Transcribe the material exactly. Images do not belong in the copy.
>> start
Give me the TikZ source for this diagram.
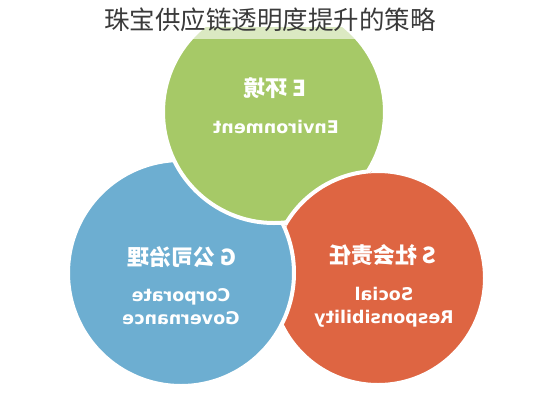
\documentclass[tikz,border=0pt]{standalone}
\usepackage{fontspec}
\setmainfont{DejaVu Sans}
\newfontfamily\cjk{Noto Sans CJK SC}
\definecolor{greenc}{HTML}{A6C967}
\definecolor{bluec}{HTML}{6DAED1}
\definecolor{redc}{HTML}{DE6542}
\definecolor{titlec}{HTML}{3A3A3A}
\tikzset{
  disc/.style={draw=white, line width=4pt},
  mir/.style={xscale=-1},
  head/.style={mir, text=white, font=\cjk\bfseries\fontsize{22}{24}\selectfont, inner sep=0pt},
  sub/.style={mir, text=white, font=\bfseries\fontsize{17.5}{23}\selectfont, inner sep=0pt, align=center},
}
\begin{document}
\begin{tikzpicture}[x=1pt,y=-1pt]
\useasboundingbox (0,0) rectangle (540,400);
\fill[white] (0,0) rectangle (540,400);
\coordinate (gc) at (274,112);
\coordinate (bc) at (181,273);
\coordinate (rc) at (378,278);
% circles: green over blue, blue over red, red over green
\fill[redc, disc] (rc) circle[radius=107pt];
\fill[bluec, disc] (bc) circle[radius=113pt];
\fill[greenc, disc] (gc) circle[radius=111pt];
\begin{scope}
  \clip (gc) circle[radius=114pt];
  \fill[redc, disc] (rc) circle[radius=107pt];
\end{scope}
% title band
\fill[white] (0,0) rectangle (540,27);
\fill[white, opacity=0.6] (0,27) rectangle (540,39);
\node[font=\cjk\fontsize{25.5}{28}\selectfont, text=titlec, inner sep=0pt] (title) at (270,20) {珠宝供应链透明度提升的策略};
% green
\node[head] (eh) at (275,88) {E 环境};
\node[sub] (es) at (276,127) {Environment};
% blue
\node[head] (gh) at (182,257) {G 公司治理};
\node[sub] (gs) at (181,307) {Corporate\\Governance};
% red
\node[head] (sh) at (383,255) {S 社会责任};
\node[sub] (ss) at (384,307) {Social\\Responsibility};
\end{tikzpicture}
\end{document}
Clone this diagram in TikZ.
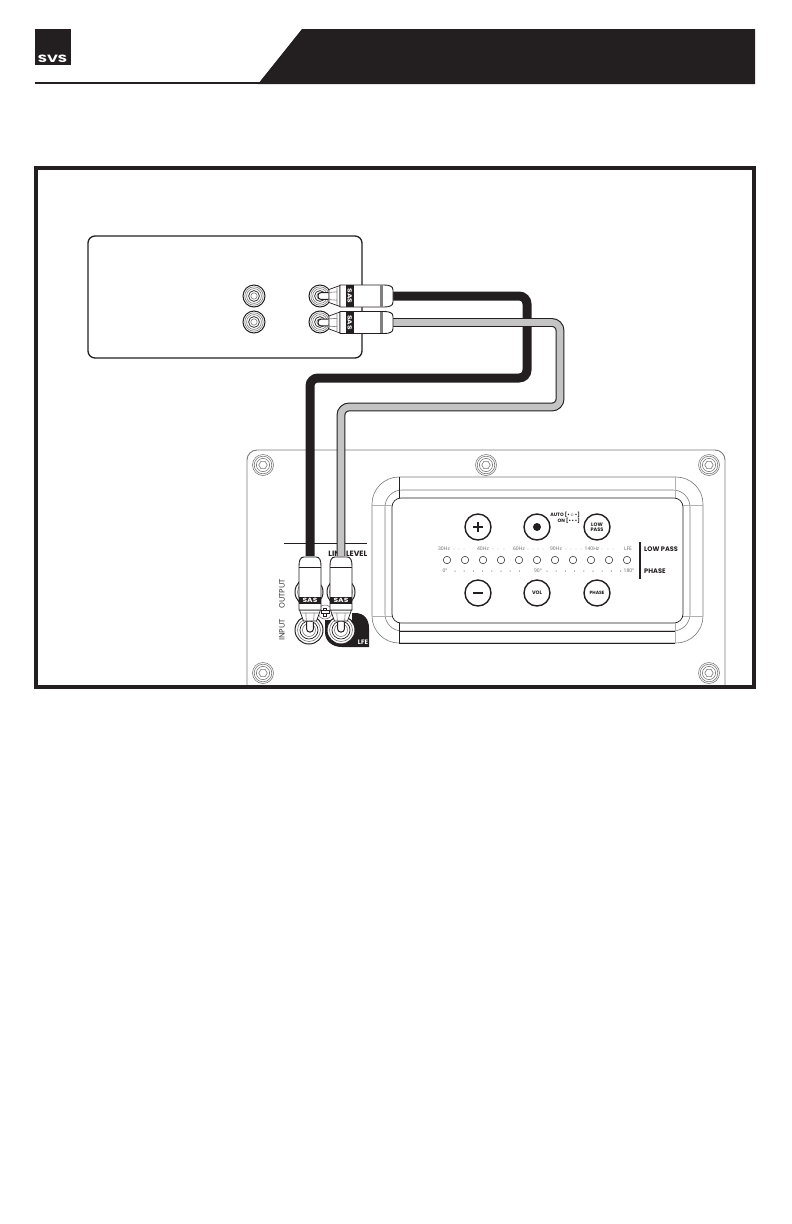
>> end
*Answer for the task*.
Give me the TikZ source for this diagram.
\documentclass[tikz,border=0pt]{standalone}
\usepackage{fontspec}
\setmainfont{DejaVu Sans}
\newfontfamily\cjk{Noto Sans CJK SC}
\definecolor{greenc}{HTML}{A6C967}
\definecolor{bluec}{HTML}{6DAED1}
\definecolor{redc}{HTML}{DE6542}
\definecolor{titlec}{HTML}{3A3A3A}
\tikzset{
  disc/.style={draw=white, line width=4pt},
  mir/.style={xscale=-1},
  head/.style={mir, text=white, font=\cjk\bfseries\fontsize{22}{24}\selectfont, inner sep=0pt},
  sub/.style={mir, text=white, font=\bfseries\fontsize{17.5}{23}\selectfont, inner sep=0pt, align=center},
}
\begin{document}
\begin{tikzpicture}[x=1pt,y=-1pt]
\useasboundingbox (0,0) rectangle (540,400);
\fill[white] (0,0) rectangle (540,400);
\coordinate (gc) at (274,112);
\coordinate (bc) at (181,273);
\coordinate (rc) at (378,278);
% circles: green over blue, blue over red, red over green
\fill[redc, disc] (rc) circle[radius=107pt];
\fill[bluec, disc] (bc) circle[radius=113pt];
\fill[greenc, disc] (gc) circle[radius=111pt];
\begin{scope}
  \clip (gc) circle[radius=114pt];
  \fill[redc, disc] (rc) circle[radius=107pt];
\end{scope}
% title band
\fill[white] (0,0) rectangle (540,27);
\fill[white, opacity=0.6] (0,27) rectangle (540,39);
\node[font=\cjk\fontsize{25.5}{28}\selectfont, text=titlec, inner sep=0pt] (title) at (270,20) {珠宝供应链透明度提升的策略};
% green
\node[head] (eh) at (275,88) {E 环境};
\node[sub] (es) at (276,127) {Environment};
% blue
\node[head] (gh) at (182,257) {G 公司治理};
\node[sub] (gs) at (181,307) {Corporate\\Governance};
% red
\node[head] (sh) at (383,255) {S 社会责任};
\node[sub] (ss) at (384,307) {Social\\Responsibility};
\end{tikzpicture}
\end{document}
Clone this diagram in TikZ.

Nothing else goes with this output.